To submit this script to the batch system, run qsub job.sh. When it is your turn to run, this script will be automatically executed on one of the nodes for 48 hours. LAM organises the parallel jobs.

Jobs on Workstations

The workstations are configured like the cluster which means that you can run jobs on them. To run a job on a workstation you don't need to use qsub, just execute the script directly in your shell. Please make sure that one core is free at all times (otherwise the person sitting in front of the computer will get poor performance).

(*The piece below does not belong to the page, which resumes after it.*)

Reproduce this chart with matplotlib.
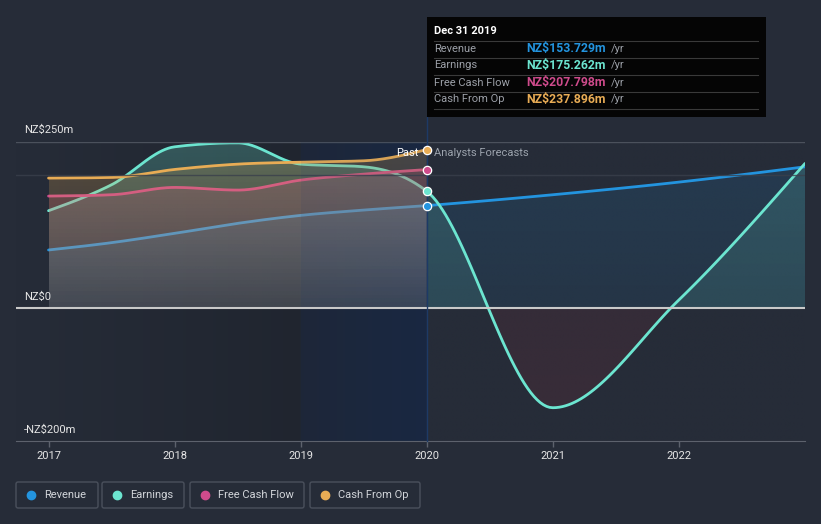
import numpy as np
import matplotlib.pyplot as plt
import matplotlib.colors as mcolors
from matplotlib.patches import PathPatch, FancyBboxPatch, Rectangle
from matplotlib.lines import Line2D
from matplotlib.transforms import Affine2D

plt.rcParams['font.family'] = ['Roboto', 'DejaVu Sans']

# data (NZ$ m), half-yearly history and yearly analyst forecasts
past_x = [2017.0, 2017.5, 2018.0, 2018.5, 2019.0, 2019.5, 2020.0]
fc_x = [2021.0, 2022.0, 2023.0]

revenue_past = [87, 98, 112, 127, 139, 147, 153.729]
earnings_past = [146, 185, 242, 248, 216, 212, 175.262]
fcf_past = [168, 170, 181, 177, 192, 201, 207.798]
cfo_past = [195, 196, 208, 216, 219, 221, 237.896]

revenue_fc = [170, 189, 212]
earnings_fc = [-150, 12, 217]

names = ['Revenue', 'Earnings', 'Free Cash Flow', 'Cash From Op']
colors = ['#2394df', '#6ce5d0', '#cf4b8c', '#e8ac55']

x_ticks = [2017, 2018, 2019, 2020, 2021, 2022]
y_ticks = [250, 0, -200]
y_labels = ['NZ$250m', 'NZ$0', '-NZ$200m']

BG = '#262c38'
W, H = 821, 524


def monotone(xs, ys, n=40):
    # monotone cubic like d3.curveMonotoneX
    xs = np.asarray(xs, float)
    ys = np.asarray(ys, float)
    h = np.diff(xs)
    s = np.diff(ys) / h
    t = np.zeros_like(ys)
    for i in range(1, len(xs) - 1):
        p = (s[i - 1] * h[i] + s[i] * h[i - 1]) / (h[i - 1] + h[i])
        t[i] = (np.sign(s[i - 1]) + np.sign(s[i])) * min(abs(s[i - 1]), abs(s[i]), 0.5 * abs(p))
    t[0] = (3 * s[0] - t[1]) / 2
    t[-1] = (3 * s[-1] - t[-2]) / 2
    ox, oy = [], []
    for i in range(len(xs) - 1):
        u = np.linspace(0, 1, n, endpoint=(i == len(xs) - 2))
        h00 = 2 * u**3 - 3 * u**2 + 1
        h10 = u**3 - 2 * u**2 + u
        h01 = -2 * u**3 + 3 * u**2
        h11 = u**3 - u**2
        ox.append(xs[i] + u * h[i])
        oy.append(h00 * ys[i] + h10 * h[i] * t[i] + h01 * ys[i + 1] + h11 * h[i] * t[i + 1])
    return np.concatenate(ox), np.concatenate(oy)


def grad_fill(ax, x, y, color, a_far, a_near, z, lim):
    poly = ax.fill_between(x, y, 0, facecolor='none', edgecolor='none')
    path = poly.get_paths()[0]
    poly.remove()
    patch = PathPatch(path, transform=ax.transData, facecolor='none', edgecolor='none')
    ax.add_patch(patch)
    img = np.zeros((300, 2, 4))
    img[..., :3] = mcolors.to_rgb(color)
    img[:, :, 3] = np.linspace(a_near, a_far, 300)[:, None]
    if lim > 0:
        lo, hi = 0, lim
    else:
        lo, hi = lim, 0
        img = img[::-1]
    im = ax.imshow(img, extent=[x.min(), x.max(), lo, hi], origin='lower',
                   aspect='auto', zorder=z, interpolation='bilinear')
    im.set_clip_path(patch)


fig = plt.figure(figsize=(W / 100, H / 100), dpi=100, facecolor=BG)
pix = Affine2D().scale(1 / W, -1 / H).translate(0, 1) + fig.transFigure

ax = fig.add_axes([16 / W, (H - 441) / H, (805 - 16) / W, (441 - 141.5) / H])
ax.set_facecolor('none')
ax.set_autoscale_on(False)
x0, x1 = 2016.742, 2023.0
ax.set_xlim(x0, x1)
ax.set_ylim(-200, 250)

# background: past darkening + last-year blue band, as one opaque image
bg_rgb = np.array(mcolors.to_rgb(BG))
band = np.array([20, 50, 100]) / 255
cols = np.linspace(x0, x1, 1600)
bg_img = np.tile(bg_rgb, (len(cols), 1))
past = cols <= past_x[-1]
a = 0.22 * (cols - x0) / (past_x[-1] - x0)
bg_img[past] = bg_img[past] * (1 - a[past, None])
last = (cols >= past_x[-3]) & past
b = 0.12 + 0.24 * (cols - past_x[-3]) / (past_x[-1] - past_x[-3])
bg_img[last] = bg_img[last] * (1 - b[last, None]) + band * b[last, None]
ax.imshow(np.stack([bg_img, bg_img]), extent=[x0, x1, -200, 250], origin='lower',
          aspect='auto', zorder=0.5, interpolation='bilinear')

series = [(revenue_past, revenue_fc), (earnings_past, earnings_fc), (fcf_past, None), (cfo_past, None)]
for i, (vals, fc) in enumerate(series):
    col = colors[i]
    xs = past_x + (fc_x if fc else [])
    ys = vals + (fc if fc else [])
    cx, cy = monotone(xs, ys)
    m = cx <= past_x[-1] + 1e-9
    grad_fill(ax, cx[m], cy[m], col, 0.26, 0.08, 1.5 + 0.1 * i, 250)
    ax.plot(cx[m], cy[m], color=col, lw=2.0, zorder=1.55 + 0.1 * i, solid_capstyle='round')
    if fc:
        f = cx >= past_x[-1] - 1e-9
        fx, fy = cx[f], cy[f]
        if i == 0:
            grad_fill(ax, fx, fy, col, 0.15, 0.09, 1.0, 250)
        else:
            grad_fill(ax, fx, np.maximum(fy, 0), col, 0.17, 0.12, 1.1, 250)
            grad_fill(ax, fx, np.minimum(fy, 0), '#e6323c', 0.10, 0.08, 1.1, -200)
        ax.plot(fx, fy, color=col, lw=2.0, zorder=2.5, solid_capstyle='round')

# light overlay on last-year band (mutes the lines there)
ax.axvspan(past_x[-3], past_x[-1], color=band, alpha=0.08, lw=0, zorder=3)

ax.axhline(200, color='#3a404c', lw=1, zorder=2.8, alpha=0.8)
ax.axhline(250, color='#4b515c', lw=1, zorder=2.8)
ax.axhline(0, color='#c9c9c9', lw=1.5, zorder=3.1)
ax.plot([past_x[-1]] * 2, [-200, 287], color='#1d3a66', lw=1, zorder=3.2, clip_on=False)

for i, (vals, fc) in enumerate(series):
    ax.scatter([past_x[-1]], [vals[-1]], s=36, color=colors[i], edgecolor='white',
               linewidth=0.9, zorder=6, clip_on=False)

for s in ['top', 'left', 'right']:
    ax.spines[s].set_visible(False)
ax.spines['bottom'].set_color('#5d626d')
ax.set_xticks(x_ticks)
ax.set_xticklabels([str(t) for t in x_ticks])
ax.tick_params(axis='x', colors='#5d626d', length=4, width=1, labelcolor='#e6e6e6',
               labelsize=8, pad=3)
ax.set_yticks([])

for v, lab in zip(y_ticks, y_labels):
    ax.annotate(lab, xy=(0, v), xycoords=('axes fraction', 'data'), xytext=(5.8, 8.2),
                textcoords='offset points', ha='left', va='center', color='#e6e6e6', fontsize=8)

ax.annotate('Past', xy=(past_x[-1], 250), xytext=(-5.8, -8.3), textcoords='offset points',
            ha='right', va='center', color='white', fontsize=8, zorder=7)
ax.annotate('Analysts Forecasts', xy=(past_x[-1], 250), xytext=(5.0, -8.3),
            textcoords='offset points', ha='left', va='center', color='#9ca3ad', fontsize=8, zorder=7)

# tooltip
fig.add_artist(Rectangle((427, 17), 339, 100, transform=pix, facecolor='#050505',
                         edgecolor='none', zorder=10))
fig.text(434, 31, 'Dec 31 2019', transform=pix, color='white', fontsize=8,
         fontweight='bold', va='center', zorder=11)
for sep_y in [40.5, 57.5, 74.5, 91.5, 108.5]:
    fig.add_artist(Line2D([434, 758], [sep_y, sep_y], transform=pix, color='#3a3a3a',
                          lw=0.8, zorder=11))
for k, (name, (vals, fc)) in enumerate(zip(names, series)):
    ry = 48.5 + 17 * k
    fig.text(434, ry, name, transform=pix, color='#9ca0a8', fontsize=8, va='center', zorder=11)
    fig.text(526, ry, 'NZ$%.3fm' % vals[-1], transform=pix, color=colors[k], fontsize=8.8,
             fontweight='bold', va='center', zorder=11)
    fig.text(611, ry, '/yr', transform=pix, color='#9ca0a8', fontsize=8, va='center', zorder=11)

# legend boxes
legend_boxes = [(16, 98), (102, 184), (190, 304), (310, 420)]
for (l, r), name, col in zip(legend_boxes, names, colors):
    fig.add_artist(FancyBboxPatch((l, 482), r - l, 26, boxstyle='round,pad=0,rounding_size=2',
                                  transform=pix, facecolor='none', edgecolor='#4a505c', lw=1))
    fig.add_artist(Line2D([l + 15], [495], transform=pix, marker='o', markersize=6,
                          color=col, linestyle='none'))
    fig.text(l + 28, 495, name, transform=pix, color='#d2d5da', fontsize=8, va='center')

fig.savefig('out.png', dpi=100, facecolor=BG)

You can check what is running on the computer using the top command.


Using GROMACS

Online GROMACS manual

You can find the online GROMACS manual at http://wiki.gromacs.org/

GROMACS tutorials

http://compbio.chemistry.uq.edu.au/education/mdcourse/index.html

more tutorials are available at http://www.gromacs.org/content/view/137/182/

GROMOS tutorial on the local machines

You can find the GROMOS tutorial in /home/student/exercise/. There are four exercises and the explanation is saved in /home/student/exercise/Tutorial.

To perform the exercises, it is advised to copy the exercise folder to your local directory and run the jobs locally.